Records from a data source
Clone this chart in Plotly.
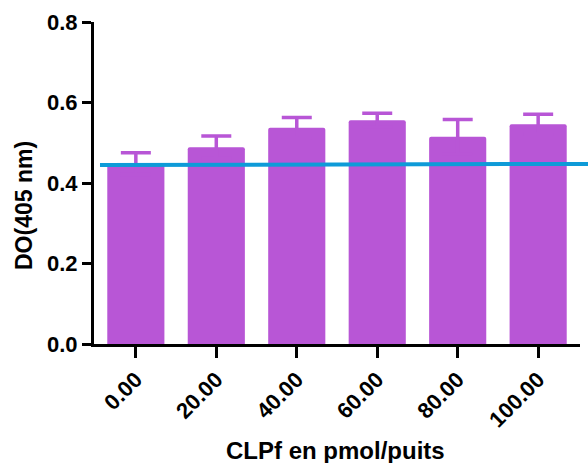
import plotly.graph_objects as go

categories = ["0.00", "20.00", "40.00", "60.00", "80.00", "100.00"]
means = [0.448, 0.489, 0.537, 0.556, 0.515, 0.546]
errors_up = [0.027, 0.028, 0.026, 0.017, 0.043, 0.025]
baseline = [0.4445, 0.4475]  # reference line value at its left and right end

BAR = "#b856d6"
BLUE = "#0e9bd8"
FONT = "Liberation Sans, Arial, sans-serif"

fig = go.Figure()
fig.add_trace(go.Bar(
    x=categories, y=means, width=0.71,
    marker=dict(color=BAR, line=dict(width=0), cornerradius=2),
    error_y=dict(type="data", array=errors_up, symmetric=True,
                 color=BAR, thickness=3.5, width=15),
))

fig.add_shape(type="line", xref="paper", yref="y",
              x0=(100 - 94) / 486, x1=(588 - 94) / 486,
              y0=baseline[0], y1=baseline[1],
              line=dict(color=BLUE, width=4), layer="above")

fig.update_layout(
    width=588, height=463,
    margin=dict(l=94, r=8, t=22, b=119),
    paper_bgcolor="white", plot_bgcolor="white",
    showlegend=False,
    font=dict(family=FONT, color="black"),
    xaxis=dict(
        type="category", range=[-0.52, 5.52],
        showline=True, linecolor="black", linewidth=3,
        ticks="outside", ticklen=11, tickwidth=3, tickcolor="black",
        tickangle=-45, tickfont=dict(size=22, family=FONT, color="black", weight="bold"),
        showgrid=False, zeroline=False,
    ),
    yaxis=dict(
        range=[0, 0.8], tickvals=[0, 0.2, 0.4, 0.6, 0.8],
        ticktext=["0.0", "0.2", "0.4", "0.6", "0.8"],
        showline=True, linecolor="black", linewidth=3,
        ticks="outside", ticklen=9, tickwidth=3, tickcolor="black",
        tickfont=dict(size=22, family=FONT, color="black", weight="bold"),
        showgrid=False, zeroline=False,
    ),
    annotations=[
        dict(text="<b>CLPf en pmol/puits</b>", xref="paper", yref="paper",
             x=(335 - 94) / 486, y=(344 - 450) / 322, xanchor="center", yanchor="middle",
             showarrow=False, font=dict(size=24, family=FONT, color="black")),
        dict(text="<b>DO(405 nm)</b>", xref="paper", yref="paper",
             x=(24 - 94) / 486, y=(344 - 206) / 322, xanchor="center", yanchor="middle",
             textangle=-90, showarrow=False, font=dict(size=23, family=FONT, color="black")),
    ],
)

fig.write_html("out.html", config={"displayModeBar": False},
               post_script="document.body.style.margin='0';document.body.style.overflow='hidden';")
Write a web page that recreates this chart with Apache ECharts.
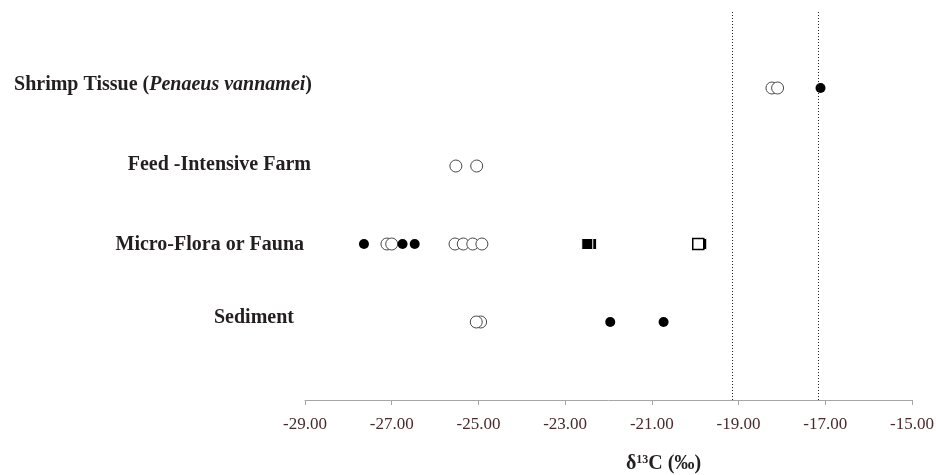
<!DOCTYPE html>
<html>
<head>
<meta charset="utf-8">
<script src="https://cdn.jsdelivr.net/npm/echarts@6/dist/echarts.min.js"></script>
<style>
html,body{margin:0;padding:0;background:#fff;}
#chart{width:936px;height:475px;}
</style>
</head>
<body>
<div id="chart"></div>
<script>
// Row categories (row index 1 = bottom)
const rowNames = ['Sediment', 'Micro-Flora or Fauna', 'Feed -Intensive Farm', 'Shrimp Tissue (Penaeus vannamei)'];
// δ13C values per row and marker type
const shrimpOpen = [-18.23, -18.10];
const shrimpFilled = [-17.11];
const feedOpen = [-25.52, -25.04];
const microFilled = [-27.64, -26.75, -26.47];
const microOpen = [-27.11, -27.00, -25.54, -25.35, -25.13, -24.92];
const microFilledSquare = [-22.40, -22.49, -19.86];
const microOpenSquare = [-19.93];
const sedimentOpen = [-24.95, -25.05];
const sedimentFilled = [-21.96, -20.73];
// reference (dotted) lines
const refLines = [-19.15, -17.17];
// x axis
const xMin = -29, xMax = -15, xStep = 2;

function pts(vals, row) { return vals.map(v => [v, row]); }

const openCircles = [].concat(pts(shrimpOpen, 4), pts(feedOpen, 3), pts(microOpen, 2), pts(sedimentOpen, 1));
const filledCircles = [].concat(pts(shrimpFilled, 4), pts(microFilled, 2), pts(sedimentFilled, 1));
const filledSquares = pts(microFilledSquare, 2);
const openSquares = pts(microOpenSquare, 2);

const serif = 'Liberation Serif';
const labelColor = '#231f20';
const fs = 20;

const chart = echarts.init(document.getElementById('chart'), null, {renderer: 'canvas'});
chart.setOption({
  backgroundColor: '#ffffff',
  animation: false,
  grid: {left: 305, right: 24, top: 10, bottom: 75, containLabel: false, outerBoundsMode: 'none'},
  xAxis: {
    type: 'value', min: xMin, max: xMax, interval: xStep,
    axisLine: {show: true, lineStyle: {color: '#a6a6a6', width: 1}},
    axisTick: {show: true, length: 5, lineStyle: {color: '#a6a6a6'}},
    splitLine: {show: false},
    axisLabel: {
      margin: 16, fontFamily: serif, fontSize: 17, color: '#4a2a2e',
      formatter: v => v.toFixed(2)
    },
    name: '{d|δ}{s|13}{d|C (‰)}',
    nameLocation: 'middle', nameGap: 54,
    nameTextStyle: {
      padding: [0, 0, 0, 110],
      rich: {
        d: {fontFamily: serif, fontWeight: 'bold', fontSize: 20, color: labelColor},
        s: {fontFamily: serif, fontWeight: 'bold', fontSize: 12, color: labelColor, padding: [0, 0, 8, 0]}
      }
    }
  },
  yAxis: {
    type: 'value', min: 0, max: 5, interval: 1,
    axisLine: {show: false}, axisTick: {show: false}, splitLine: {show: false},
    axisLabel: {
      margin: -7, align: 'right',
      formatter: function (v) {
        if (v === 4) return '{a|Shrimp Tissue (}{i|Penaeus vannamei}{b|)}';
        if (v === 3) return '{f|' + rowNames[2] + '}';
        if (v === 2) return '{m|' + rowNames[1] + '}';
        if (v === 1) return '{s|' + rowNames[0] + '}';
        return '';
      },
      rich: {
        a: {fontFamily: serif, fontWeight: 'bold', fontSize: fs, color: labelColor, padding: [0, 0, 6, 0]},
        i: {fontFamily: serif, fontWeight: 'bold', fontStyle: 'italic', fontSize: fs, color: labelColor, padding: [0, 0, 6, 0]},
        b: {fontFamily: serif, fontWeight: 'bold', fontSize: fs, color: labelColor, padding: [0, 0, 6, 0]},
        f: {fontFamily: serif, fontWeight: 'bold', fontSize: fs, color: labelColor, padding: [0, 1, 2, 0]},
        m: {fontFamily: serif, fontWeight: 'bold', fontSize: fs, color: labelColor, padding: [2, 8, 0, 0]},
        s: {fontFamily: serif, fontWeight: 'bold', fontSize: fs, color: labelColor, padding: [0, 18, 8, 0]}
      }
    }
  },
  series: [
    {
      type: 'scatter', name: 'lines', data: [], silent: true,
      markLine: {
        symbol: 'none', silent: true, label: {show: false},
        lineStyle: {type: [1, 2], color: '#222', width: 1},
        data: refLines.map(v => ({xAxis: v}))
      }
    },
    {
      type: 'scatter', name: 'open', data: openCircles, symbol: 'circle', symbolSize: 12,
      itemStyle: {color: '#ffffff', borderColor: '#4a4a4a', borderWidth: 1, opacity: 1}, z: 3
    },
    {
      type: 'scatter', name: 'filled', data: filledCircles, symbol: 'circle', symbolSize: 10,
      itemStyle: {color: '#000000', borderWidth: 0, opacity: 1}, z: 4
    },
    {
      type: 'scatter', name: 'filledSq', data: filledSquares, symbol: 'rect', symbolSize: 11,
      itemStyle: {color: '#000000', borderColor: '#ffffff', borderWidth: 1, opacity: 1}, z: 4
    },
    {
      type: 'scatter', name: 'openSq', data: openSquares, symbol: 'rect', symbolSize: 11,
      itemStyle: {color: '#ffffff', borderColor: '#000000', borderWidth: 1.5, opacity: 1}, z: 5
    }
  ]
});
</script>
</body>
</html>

WORK REQUIRED
Quote each line of the listing exactly, but leave the pictures out.

TASK SOLUTION
Clone this chart in Plotly.
import plotly.graph_objects as go

categories = ["0.00", "20.00", "40.00", "60.00", "80.00", "100.00"]
means = [0.448, 0.489, 0.537, 0.556, 0.515, 0.546]
errors_up = [0.027, 0.028, 0.026, 0.017, 0.043, 0.025]
baseline = [0.4445, 0.4475]  # reference line value at its left and right end

BAR = "#b856d6"
BLUE = "#0e9bd8"
FONT = "Liberation Sans, Arial, sans-serif"

fig = go.Figure()
fig.add_trace(go.Bar(
    x=categories, y=means, width=0.71,
    marker=dict(color=BAR, line=dict(width=0), cornerradius=2),
    error_y=dict(type="data", array=errors_up, symmetric=True,
                 color=BAR, thickness=3.5, width=15),
))

fig.add_shape(type="line", xref="paper", yref="y",
              x0=(100 - 94) / 486, x1=(588 - 94) / 486,
              y0=baseline[0], y1=baseline[1],
              line=dict(color=BLUE, width=4), layer="above")

fig.update_layout(
    width=588, height=463,
    margin=dict(l=94, r=8, t=22, b=119),
    paper_bgcolor="white", plot_bgcolor="white",
    showlegend=False,
    font=dict(family=FONT, color="black"),
    xaxis=dict(
        type="category", range=[-0.52, 5.52],
        showline=True, linecolor="black", linewidth=3,
        ticks="outside", ticklen=11, tickwidth=3, tickcolor="black",
        tickangle=-45, tickfont=dict(size=22, family=FONT, color="black", weight="bold"),
        showgrid=False, zeroline=False,
    ),
    yaxis=dict(
        range=[0, 0.8], tickvals=[0, 0.2, 0.4, 0.6, 0.8],
        ticktext=["0.0", "0.2", "0.4", "0.6", "0.8"],
        showline=True, linecolor="black", linewidth=3,
        ticks="outside", ticklen=9, tickwidth=3, tickcolor="black",
        tickfont=dict(size=22, family=FONT, color="black", weight="bold"),
        showgrid=False, zeroline=False,
    ),
    annotations=[
        dict(text="<b>CLPf en pmol/puits</b>", xref="paper", yref="paper",
             x=(335 - 94) / 486, y=(344 - 450) / 322, xanchor="center", yanchor="middle",
             showarrow=False, font=dict(size=24, family=FONT, color="black")),
        dict(text="<b>DO(405 nm)</b>", xref="paper", yref="paper",
             x=(24 - 94) / 486, y=(344 - 206) / 322, xanchor="center", yanchor="middle",
             textangle=-90, showarrow=False, font=dict(size=23, family=FONT, color="black")),
    ],
)

fig.write_html("out.html", config={"displayModeBar": False},
               post_script="document.body.style.margin='0';document.body.style.overflow='hidden';")
Write a web page that recreates this chart with Apache ECharts.
<!DOCTYPE html>
<html>
<head>
<meta charset="utf-8">
<script src="https://cdn.jsdelivr.net/npm/echarts@6/dist/echarts.min.js"></script>
<style>
html,body{margin:0;padding:0;background:#fff;}
#chart{width:936px;height:475px;}
</style>
</head>
<body>
<div id="chart"></div>
<script>
// Row categories (row index 1 = bottom)
const rowNames = ['Sediment', 'Micro-Flora or Fauna', 'Feed -Intensive Farm', 'Shrimp Tissue (Penaeus vannamei)'];
// δ13C values per row and marker type
const shrimpOpen = [-18.23, -18.10];
const shrimpFilled = [-17.11];
const feedOpen = [-25.52, -25.04];
const microFilled = [-27.64, -26.75, -26.47];
const microOpen = [-27.11, -27.00, -25.54, -25.35, -25.13, -24.92];
const microFilledSquare = [-22.40, -22.49, -19.86];
const microOpenSquare = [-19.93];
const sedimentOpen = [-24.95, -25.05];
const sedimentFilled = [-21.96, -20.73];
// reference (dotted) lines
const refLines = [-19.15, -17.17];
// x axis
const xMin = -29, xMax = -15, xStep = 2;

function pts(vals, row) { return vals.map(v => [v, row]); }

const openCircles = [].concat(pts(shrimpOpen, 4), pts(feedOpen, 3), pts(microOpen, 2), pts(sedimentOpen, 1));
const filledCircles = [].concat(pts(shrimpFilled, 4), pts(microFilled, 2), pts(sedimentFilled, 1));
const filledSquares = pts(microFilledSquare, 2);
const openSquares = pts(microOpenSquare, 2);

const serif = 'Liberation Serif';
const labelColor = '#231f20';
const fs = 20;

const chart = echarts.init(document.getElementById('chart'), null, {renderer: 'canvas'});
chart.setOption({
  backgroundColor: '#ffffff',
  animation: false,
  grid: {left: 305, right: 24, top: 10, bottom: 75, containLabel: false, outerBoundsMode: 'none'},
  xAxis: {
    type: 'value', min: xMin, max: xMax, interval: xStep,
    axisLine: {show: true, lineStyle: {color: '#a6a6a6', width: 1}},
    axisTick: {show: true, length: 5, lineStyle: {color: '#a6a6a6'}},
    splitLine: {show: false},
    axisLabel: {
      margin: 16, fontFamily: serif, fontSize: 17, color: '#4a2a2e',
      formatter: v => v.toFixed(2)
    },
    name: '{d|δ}{s|13}{d|C (‰)}',
    nameLocation: 'middle', nameGap: 54,
    nameTextStyle: {
      padding: [0, 0, 0, 110],
      rich: {
        d: {fontFamily: serif, fontWeight: 'bold', fontSize: 20, color: labelColor},
        s: {fontFamily: serif, fontWeight: 'bold', fontSize: 12, color: labelColor, padding: [0, 0, 8, 0]}
      }
    }
  },
  yAxis: {
    type: 'value', min: 0, max: 5, interval: 1,
    axisLine: {show: false}, axisTick: {show: false}, splitLine: {show: false},
    axisLabel: {
      margin: -7, align: 'right',
      formatter: function (v) {
        if (v === 4) return '{a|Shrimp Tissue (}{i|Penaeus vannamei}{b|)}';
        if (v === 3) return '{f|' + rowNames[2] + '}';
        if (v === 2) return '{m|' + rowNames[1] + '}';
        if (v === 1) return '{s|' + rowNames[0] + '}';
        return '';
      },
      rich: {
        a: {fontFamily: serif, fontWeight: 'bold', fontSize: fs, color: labelColor, padding: [0, 0, 6, 0]},
        i: {fontFamily: serif, fontWeight: 'bold', fontStyle: 'italic', fontSize: fs, color: labelColor, padding: [0, 0, 6, 0]},
        b: {fontFamily: serif, fontWeight: 'bold', fontSize: fs, color: labelColor, padding: [0, 0, 6, 0]},
        f: {fontFamily: serif, fontWeight: 'bold', fontSize: fs, color: labelColor, padding: [0, 1, 2, 0]},
        m: {fontFamily: serif, fontWeight: 'bold', fontSize: fs, color: labelColor, padding: [2, 8, 0, 0]},
        s: {fontFamily: serif, fontWeight: 'bold', fontSize: fs, color: labelColor, padding: [0, 18, 8, 0]}
      }
    }
  },
  series: [
    {
      type: 'scatter', name: 'lines', data: [], silent: true,
      markLine: {
        symbol: 'none', silent: true, label: {show: false},
        lineStyle: {type: [1, 2], color: '#222', width: 1},
        data: refLines.map(v => ({xAxis: v}))
      }
    },
    {
      type: 'scatter', name: 'open', data: openCircles, symbol: 'circle', symbolSize: 12,
      itemStyle: {color: '#ffffff', borderColor: '#4a4a4a', borderWidth: 1, opacity: 1}, z: 3
    },
    {
      type: 'scatter', name: 'filled', data: filledCircles, symbol: 'circle', symbolSize: 10,
      itemStyle: {color: '#000000', borderWidth: 0, opacity: 1}, z: 4
    },
    {
      type: 'scatter', name: 'filledSq', data: filledSquares, symbol: 'rect', symbolSize: 11,
      itemStyle: {color: '#000000', borderColor: '#ffffff', borderWidth: 1, opacity: 1}, z: 4
    },
    {
      type: 'scatter', name: 'openSq', data: openSquares, symbol: 'rect', symbolSize: 11,
      itemStyle: {color: '#ffffff', borderColor: '#000000', borderWidth: 1.5, opacity: 1}, z: 5
    }
  ]
});
</script>
</body>
</html>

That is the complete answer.